One way to make your Levenshtein distance algorithm more efficient is to reduce the amount of memory required for your calculation.

To use an entire matrix, that requires you to utilize O(n * m) memory, where n represents the length of the first string and m the second string.

If you think about it, the only parts of the matrix we really care about are the last two columns that we're checking - the previous column and the current column.

Knowing this, we can pretend we have a matrix, but only really ever create these two columns; writing over the data when we need to update them.

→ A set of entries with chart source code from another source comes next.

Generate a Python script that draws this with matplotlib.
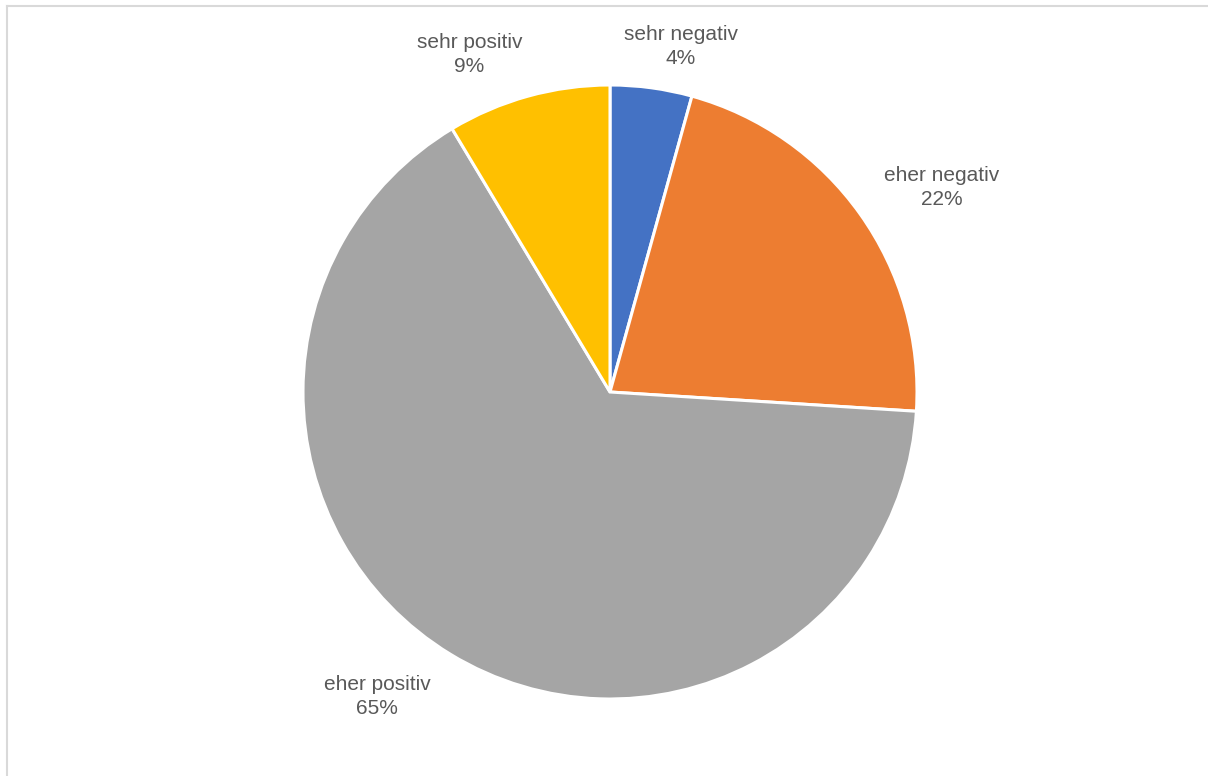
import numpy as np
import matplotlib
matplotlib.use("Agg")
import matplotlib.pyplot as plt
from matplotlib.lines import Line2D

# data
categories = ["sehr negativ", "eher negativ", "eher positiv", "sehr positiv"]
shares = [4.3, 21.7, 65.4, 8.6]
colors = ["#4472C4", "#ED7D31", "#A5A5A5", "#FFC000"]

# label placement: (angle from 12 o'clock clockwise in degrees, radius factor)
label_pos = [(11.6, 1.15), (58.4, 1.27), (217.4, 1.25), (337.4, 1.19)]

plt.rcParams['font.family'] = ['Liberation Sans', 'DejaVu Sans']

W, H = 1208, 776
fig = plt.figure(figsize=(W / 100, H / 100), dpi=100)

cx, cy, r = 610, 392, 307
ax = fig.add_axes([(cx - r) / W, (H - cy - r) / H, 2 * r / W, 2 * r / H])
ax.pie(shares, colors=colors, startangle=90, counterclock=False, radius=1,
       wedgeprops=dict(edgecolor="white", linewidth=2.2))
ax.set_xlim(-1, 1)
ax.set_ylim(-1, 1)
ax.set_aspect("equal")
ax.axis("off")

for cat, val, (ang, rf) in zip(categories, shares, label_pos):
    a = np.deg2rad(ang)
    x = rf * np.sin(a)
    y = rf * np.cos(a)
    ax.text(x, y, "{}\n{:.0f}%".format(cat, val), ha="center", va="center",
            fontsize=15, color="#595959", linespacing=1.35)

# chart frame (only left and top visible)
fig.add_artist(Line2D([6.5 / W, 6.5 / W], [0, 1 - 5.5 / H], transform=fig.transFigure,
                      color="#D9D9D9", linewidth=1.5))
fig.add_artist(Line2D([6.5 / W, 1], [1 - 5.5 / H, 1 - 5.5 / H], transform=fig.transFigure,
                      color="#D9D9D9", linewidth=1.5))

fig.savefig("out.png", dpi=100, facecolor="white")
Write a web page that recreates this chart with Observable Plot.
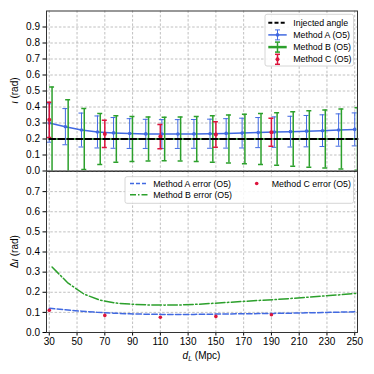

All we need here is two arrays of size n + 1:

var column_crawler_0 = new Array(n + 1);
var column_crawler_1 = new Array(n + 1);

Initialize the values of these pseudo columns:

for (let i = 0; i < n + 1; ++i) {
  column_crawler_0[i] = i;
  column_crawler_1[i] = 0;
}

And then go through your normal algorithm, but just make sure that you're updating these arrays with the new values as we go along:

for (let j = 1; j < m + 1; ++j) {
  column_crawler_1[0] = j;
  for (let i = 1; i < n + 1; ++i) {
    // Perform normal Levenshtein calculation method, updating current column
    let cost = a[i-1] === b[j-1] ? 0 : 1;
    column_crawler_1[i] = MIN(column_crawler_1[i - 1] + 1, column_crawler_0[i] + 1, column_crawler_0[i - 1] + cost);
  }

  // Copy current column into previous before we move on
  column_crawler_1.map((e, i) => {
    column_crawler_0[i] = e;
  });
}

return column_crawler_1.pop()

If you want to analyze this approach further, I wrote a small open sourced library using this specific technique, so feel free to check it out if you're curious.

Improving Time Complexity

There's no non-trivial way to improve a Levenshtein distance algorithm to perform faster than O(n^2). There are a few complicated approached, one using VP-Tree data structures. There are a few good sources if you're curious to read about them here and here, and these approaches can reach up to an asymptotical speed of O(nlgn).